PHILIPPE POUTOU

« L’impôt sur les sociétés était de 50 % dans les années 80, il est de 33 % aujourd’hui »


Invité dans l’émission C polémique sur France 5, Philippe Poutou a estimé que l’impôt sur les sociétés était passé de 50 % dans les années 80 à 33 % aujourd’hui. Il dit vrai. A partir de 1985, l’impôt sur les sociétés qui était alors de 50 %, a progressivement diminué.

 

LE CONTEXTE

Philippe Poutou, candidat du Nouveau parti anticapitaliste (NPA) à l’élection présidentielle, était invité dans l’émission C polémique sur France 5 le 9 avril. Interrogé par Bruce Toussaint, il est revenu sur sa proposition d’interdire les licenciements. L’occasion pour lui de fustiger la « multiplicité de cadeaux faits aux patrons ». « On a une politique depuis des décennies qui se traduit par des baisses d’impôt sur les sociétés, qui était à 50 % dans les années 80, qui est aujourd’hui officiellement à 33 %. Et en réalité, beaucoup d’entreprises paient beaucoup moins que ça », a-t-il avancé.

 

 

L’EXPLICATION

L’impôt sur les sociétés (IS) taxe les bénéfices annuels réalisés en France par une entreprise. Cet impôt a été mis en place en 1948. Comme le dit Philippe Poutou, le taux d’imposition est aujourd’hui de 33,33 %. Ce taux est appliqué lorsque les bénéfices imposables d’une entreprise sont supérieurs à 75 000 €. A cela s’ajoute une contribution sociale de 3,3 % pour les entreprises dont le chiffre d’affaires hors taxe est d’au moins 7,63 millions d’euros et dont l’impôt sur les sociétés dépasse 763 000 €.

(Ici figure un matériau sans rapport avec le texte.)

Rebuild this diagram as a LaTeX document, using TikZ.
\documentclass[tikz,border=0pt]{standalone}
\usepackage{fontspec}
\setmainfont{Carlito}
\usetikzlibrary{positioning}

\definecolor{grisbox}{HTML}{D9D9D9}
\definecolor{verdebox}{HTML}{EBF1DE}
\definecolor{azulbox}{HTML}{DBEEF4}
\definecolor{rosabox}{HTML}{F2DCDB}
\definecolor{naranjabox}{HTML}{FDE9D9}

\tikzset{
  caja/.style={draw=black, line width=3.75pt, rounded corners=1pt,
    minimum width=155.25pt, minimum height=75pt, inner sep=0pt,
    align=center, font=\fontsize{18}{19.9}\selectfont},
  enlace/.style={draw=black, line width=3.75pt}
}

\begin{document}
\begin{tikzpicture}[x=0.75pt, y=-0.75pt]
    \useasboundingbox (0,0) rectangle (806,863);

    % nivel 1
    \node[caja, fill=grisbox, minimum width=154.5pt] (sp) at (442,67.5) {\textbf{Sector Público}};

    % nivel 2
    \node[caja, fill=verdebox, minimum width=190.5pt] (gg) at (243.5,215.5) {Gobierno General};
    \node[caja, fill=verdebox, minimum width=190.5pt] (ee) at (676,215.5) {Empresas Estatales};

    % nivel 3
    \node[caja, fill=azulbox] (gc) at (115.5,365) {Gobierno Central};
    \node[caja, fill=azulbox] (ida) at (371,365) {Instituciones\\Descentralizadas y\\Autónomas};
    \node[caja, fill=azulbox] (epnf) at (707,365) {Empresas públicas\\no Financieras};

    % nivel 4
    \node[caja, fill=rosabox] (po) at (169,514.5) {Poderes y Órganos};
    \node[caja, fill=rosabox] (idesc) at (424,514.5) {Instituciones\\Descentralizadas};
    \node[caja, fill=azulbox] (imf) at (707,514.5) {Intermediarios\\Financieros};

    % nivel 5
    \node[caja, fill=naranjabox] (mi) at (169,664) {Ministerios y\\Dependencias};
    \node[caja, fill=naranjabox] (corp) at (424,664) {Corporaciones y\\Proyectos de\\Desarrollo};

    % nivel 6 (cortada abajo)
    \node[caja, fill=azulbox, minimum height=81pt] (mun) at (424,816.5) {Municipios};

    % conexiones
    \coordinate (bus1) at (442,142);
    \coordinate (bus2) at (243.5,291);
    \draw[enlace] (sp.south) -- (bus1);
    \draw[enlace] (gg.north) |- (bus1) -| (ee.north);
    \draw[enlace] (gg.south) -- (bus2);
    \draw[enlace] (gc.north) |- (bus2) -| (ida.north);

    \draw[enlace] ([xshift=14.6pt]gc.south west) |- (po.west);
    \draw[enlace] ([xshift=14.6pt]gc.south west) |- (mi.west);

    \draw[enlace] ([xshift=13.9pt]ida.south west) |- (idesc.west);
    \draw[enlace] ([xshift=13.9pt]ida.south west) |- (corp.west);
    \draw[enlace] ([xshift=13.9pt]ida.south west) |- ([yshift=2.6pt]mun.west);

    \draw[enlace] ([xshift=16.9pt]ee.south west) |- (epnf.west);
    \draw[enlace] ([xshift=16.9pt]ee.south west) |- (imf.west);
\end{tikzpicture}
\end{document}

Philippe Poutou a raison lorsqu’il dit que le taux d’imposition sur les bénéfices des sociétés est nettement moins important qu’il y a une trentaine d’années. En effet, à partir de 1985, cet impôt, qui s’élevait alors à 50 %, a progressivement diminué. « Si on a un impôt sur les sociétés beaucoup plus élevé que les autres pays, les entreprises risquent de partir s’installer ailleurs, avance François Ecalle, président du site internet Fipeco sur la finance publique, interrogé par Factoscope. La France a donc dû s’aligner sur les autres pays pour rester compétitive. » Jusqu’à s’établir en 1993 à 33,33 %, taux encore pratiqué aujourd’hui. Il n’existe à ce jour aucune harmonisation au niveau européen et les pays se livrent une concurrence fiscale acharnée pour rester attractifs.

 


Autre raison de la baisse du taux d’imposition en France :
« Si l’on taxe les bénéfices des sociétés, cela incite moins les actionnaires à investir. Un taux élevé peut pénaliser l’investissement et donc l’emploi », explique François Ecalle.

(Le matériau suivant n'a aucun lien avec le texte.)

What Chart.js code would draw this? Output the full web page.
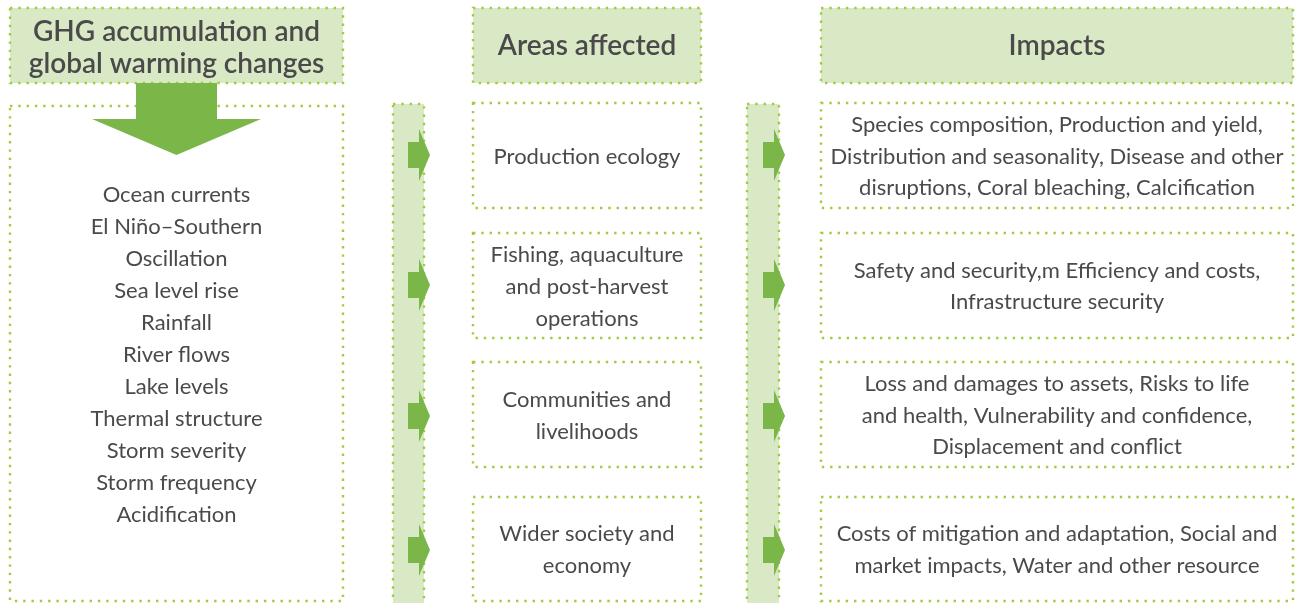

La baisse de l’impôt sur les sociétés devrait se poursuivre en France, notamment suite à la loi de finances pour 2017. Le taux d’impôt sur les sociétés va progressivement être abaissé à 28 %. La mesure commence par s’appliquer en 2017 aux petites et moyennes entreprises (PME), elle concernera ensuite l’ensemble des entreprises d’ici 2020.

Ce taux pourrait encore diminuer sous la pression du Royaume-Uni. « Dans le cadre des négociations sur le Brexit, les Anglais menacent de baisser leurs impôts sur les sociétés pour être plus attractifs », relève François Ecalle. Alors que le taux d’imposition est aujourd’hui de 33,3 % en France, il est de 20 % outre-Manche. Et le Royaume-Uni menace de l’abaisser à 10 %, ce qui rendrait le pays encore plus attractif que l’Irlande dont le taux d’imposition est à 12,5 %. Le Royaume-Uni se retrouverait alors avec un impôt sur les sociétés aussi bas qu’en Bulgarie.  

En outre, comme l’affirme le candidat du NPA, certaines entreprises paient moins que 33,33 % sur leurs bénéfices. En effet, le taux d’impôt varie selon les bénéfices des sociétés. Sous certaines conditions, il est abaissé à 15 % pour les PME sur les premiers 38 120 euros de bénéfice annuel. De plus, certaines multinationales arrivent à payer moins d’impôts sur leurs bénéfices en les déclarant dans des pays où les taux sont plus bas. Enfin, les entreprises peuvent bénéficier d’exemptions et notamment de crédits d’impôts comme le CICE, ce qui réduit dans les faits leur taux d’imposition.


Philippe Poutou a donc raison lorsqu’il affirme que l’impôt sur les sociétés est passé de 50 % dans les années 80 à 33,33 % aujourd’hui et que certaines entreprises paient encore moins que ce taux sur leurs bénéfices.